Une approche respectueuse de l’égalité entre les sexes permet de s’attaquer aux causes profondes des risques et des vulnérabilités au VIH, y compris les normes socioculturelles relatives au comportement sexuel des hommes et des femmes. Le guide contient des listes de contrôle pratiques qui mettent en lumière, étape par étape, les problèmes à prendre en compte lors de la planification d’un projet intégrant la dimension de genre.

Eléments d’une politique du VIH/sida au travail respectueuse de l’égalité hommes-femmes

Introduction générale

L’introduction peut affirmer par exemple: «Cette entreprise reconnaît la gravité du VIH et du sida et leur impact sur les travailleurs et les travailleuses et sur le lieu de travail tout entier… L’objectif de cette politique est de faciliter l’accès constant et équitable des hommes et des femmes qui travaillent, et de leurs familles et ayants droit, à la prévention et au traitement du VIH, à la prise en charge et au soutien.
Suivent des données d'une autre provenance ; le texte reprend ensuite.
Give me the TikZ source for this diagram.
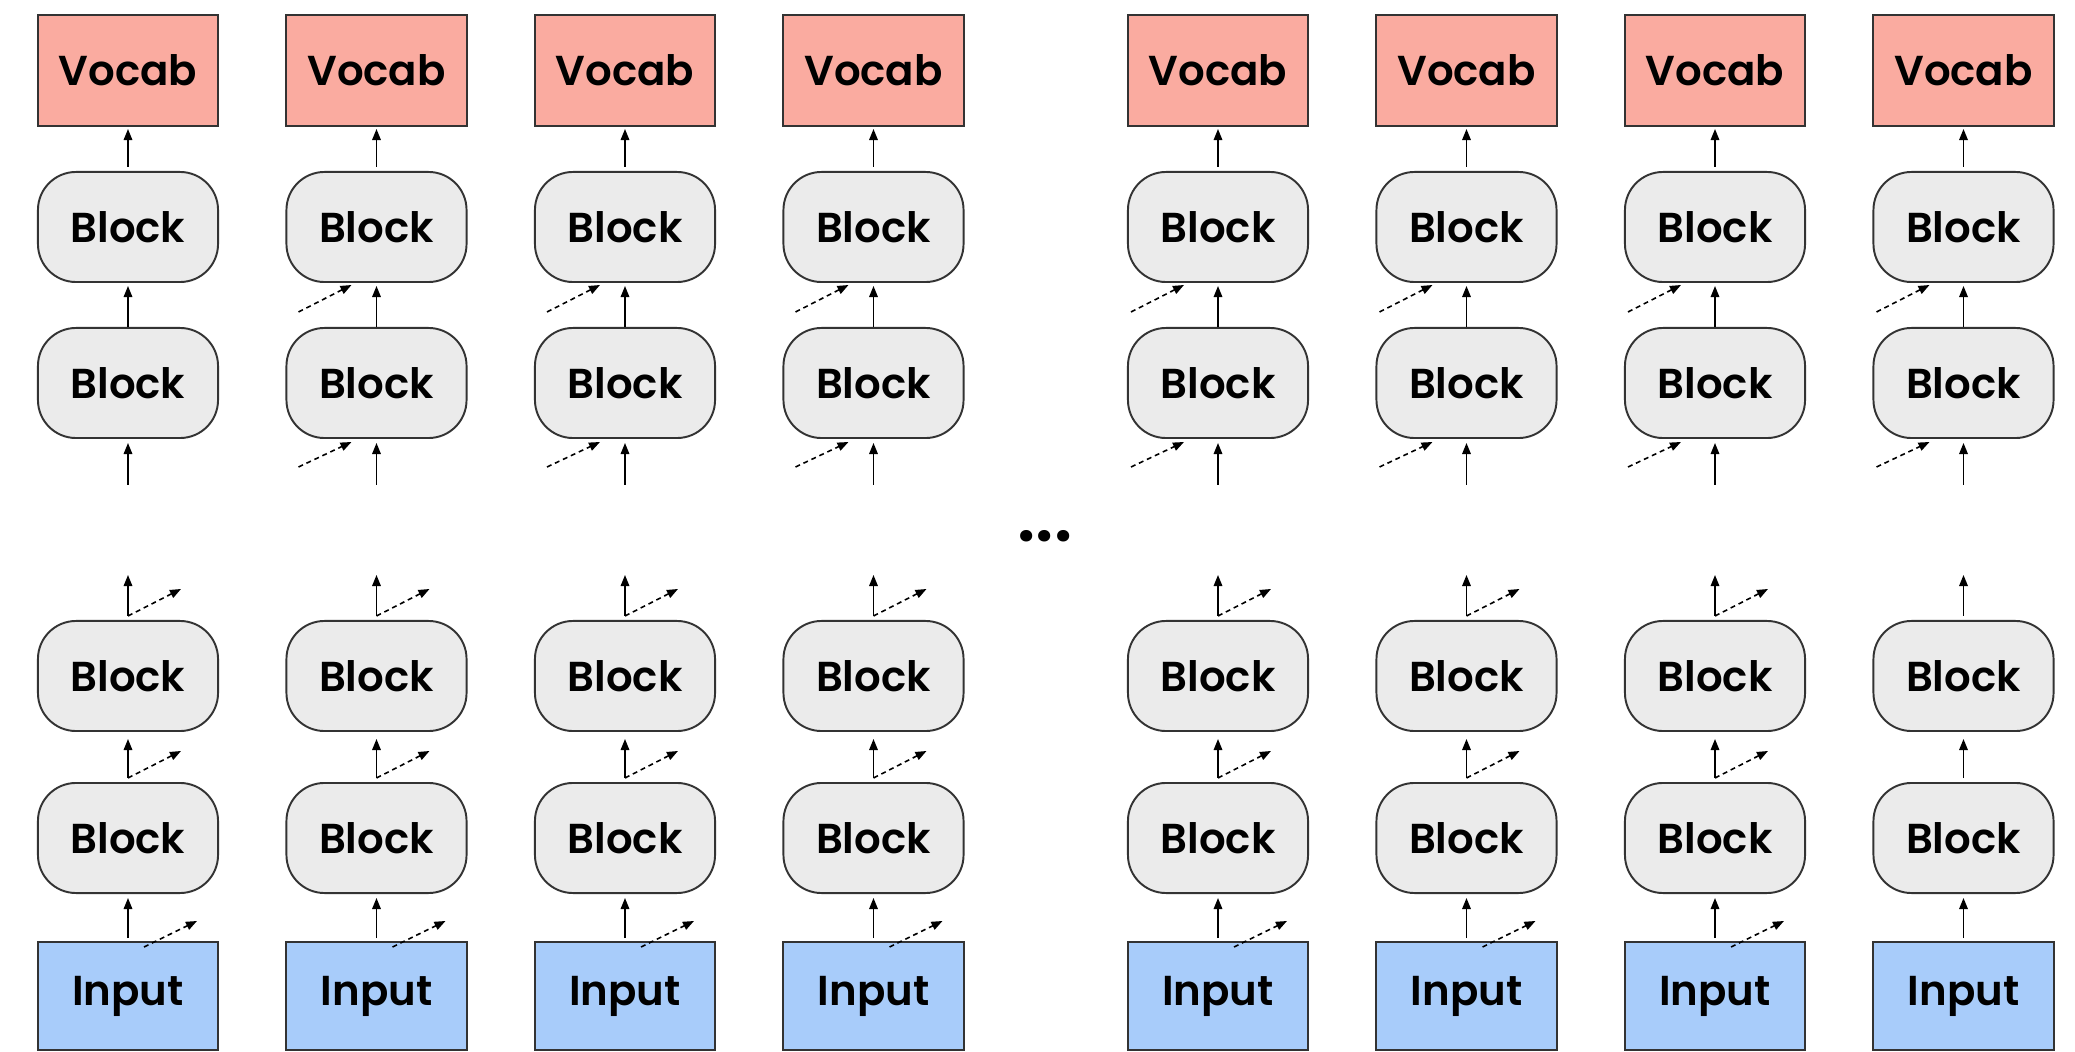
\documentclass[tikz,border=0pt]{standalone}
\usepackage{fontspec}
\newfontfamily\labelfont{Poppins SemiBold}
\usetikzlibrary{arrows.meta}
\definecolor{vocabfill}{HTML}{FAABA0}
\definecolor{inputfill}{HTML}{A8CCFA}
\definecolor{blockfill}{HTML}{EBEBEB}
\definecolor{edge}{HTML}{333333}
\tikzset{
  boxbase/.style={draw=edge, line width=0.55pt, inner sep=0pt, minimum width=1.80cm,
    font=\labelfont\fontsize{11.9}{14}\selectfont, text=black},
  vocabbox/.style={boxbase, fill=vocabfill, minimum height=1.11cm},
  inputbox/.style={boxbase, fill=inputfill, minimum height=1.08cm},
  blockbox/.style={boxbase, fill=blockfill, minimum height=1.10cm, rounded corners=0.38cm},
  arr/.style={-{Triangle[length=0.11cm,width=0.085cm]}, line width=0.45pt, black},
  darr/.style={-{Triangle[length=0.11cm,width=0.085cm]}, line width=0.45pt, black, dash pattern=on 1.4pt off 1.1pt},
}
\begin{document}
\begin{tikzpicture}[x=0.01cm,y=-0.01cm]
\useasboundingbox (0,0) rectangle (2075,1052);
\foreach \cx/\i/\off/\hasd/\hasb in {128/1/78/0/1, 376.5/2/78/1/1, 625/3/78/1/1, 873.5/4/78/1/1, 1218/5/87/1/1, 1466.5/6/87/1/1, 1715/7/87/1/1, 1963.5/8/87/1/0}{
  % top section
  \node[vocabbox] (v\i) at (\cx,70.5) {Vocab};
  \node[blockbox] (t\i) at (\cx,227) {Block};
  \node[blockbox] (s\i) at (\cx,383) {Block};
  \coordinate (tin\i) at (\cx,485);
  \draw[arr, shorten <=0.04cm, shorten >=0.02cm] (t\i) -- (v\i);
  \draw[arr, shorten >=0.03cm] (s\i) -- (t\i);
  \draw[arr, shorten >=0.04cm] (tin\i) -- (s\i);
  \ifnum\hasd=1
    \coordinate (ta\i) at (\cx-\off,312);
    \coordinate (tb\i) at (\cx-\off+53,285);
    \coordinate (tc\i) at (\cx-\off,467);
    \coordinate (td\i) at (\cx-\off+53,442);
    \draw[darr] (ta\i) -- (tb\i);
    \draw[darr] (tc\i) -- (td\i);
  \fi
  % bottom section
  \node[blockbox] (b\i) at (\cx,676) {Block};
  \node[blockbox] (c\i) at (\cx,838) {Block};
  \node[inputbox] (n\i) at (\cx,996) {Input};
  \coordinate (bo\i) at (\cx,575);
  \coordinate (bs\i) at (\cx,616);
  \coordinate (cs\i) at (\cx,778);
  \draw[arr] (bs\i) -- (bo\i);
  \draw[arr, shorten >=0.07cm] (cs\i) -- (b\i);
  \draw[arr, shorten <=0.03cm, shorten >=0.04cm] (n\i) -- (c\i);
  \ifnum\hasb=1
    \coordinate (be\i) at (\cx+53,589);
    \coordinate (ce\i) at (\cx+53,751);
    \coordinate (ns\i) at (\cx+16,947);
    \coordinate (ne\i) at (\cx+69,921);
    \draw[darr] (bs\i) -- (be\i);
    \draw[darr] (cs\i) -- (ce\i);
    \draw[darr] (ns\i) -- (ne\i);
  \fi
}
\node[font=\labelfont\fontsize{20}{22}\selectfont] (dots) at (1045,536) {...};
\end{tikzpicture}
\end{document}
Cette stratégie a été élaborée et sera mise en œuvre grâce à l’implication active des travailleurs et des travailleuses à tous les niveaux…»

Cadre politique et principes généraux

Cette partie peut comprendre des principes tels que l’égalité entre hommes et femmes et l’égalité de chances et de traitement, et une déclaration du type: «Cette société n’exerce ni ne tolère aucune discrimination à l’encontre de ses employés ou postulants pour des motifs liés au sexe, à l’orientation sexuelle, au statut VIH réel ou supposé.»

Dispositions politiques spécifiques

Cette partie peut s’énoncer comme suit: «Cette entreprise ne tolère aucune forme de violence ou de harcèlement sur le lieu de travail, y compris les violences sexuelles et le harcèlement sexuel… Compte tenu du risque et de la vulnérabilité au VIH souvent plus élevés chez les femmes, l’accent doit être mis sur le renforcement du pouvoir d’action des femmes et des hommes qui travaillent en ce qui concerne leur santé reproductive et sexuelle, leurs droits et responsabilités, tout en encourageant les travailleurs hommes à s’engager sur un pied d’égalité dans la riposte au VIH…»

Guide to mainstreaming gender in workplace responses to HIV and AIDS (Guide pour intégrer la dimension de genre dans les réponses au VIH/sida sur le lieu de travail), Bureau international du Travail, Genève, 2011.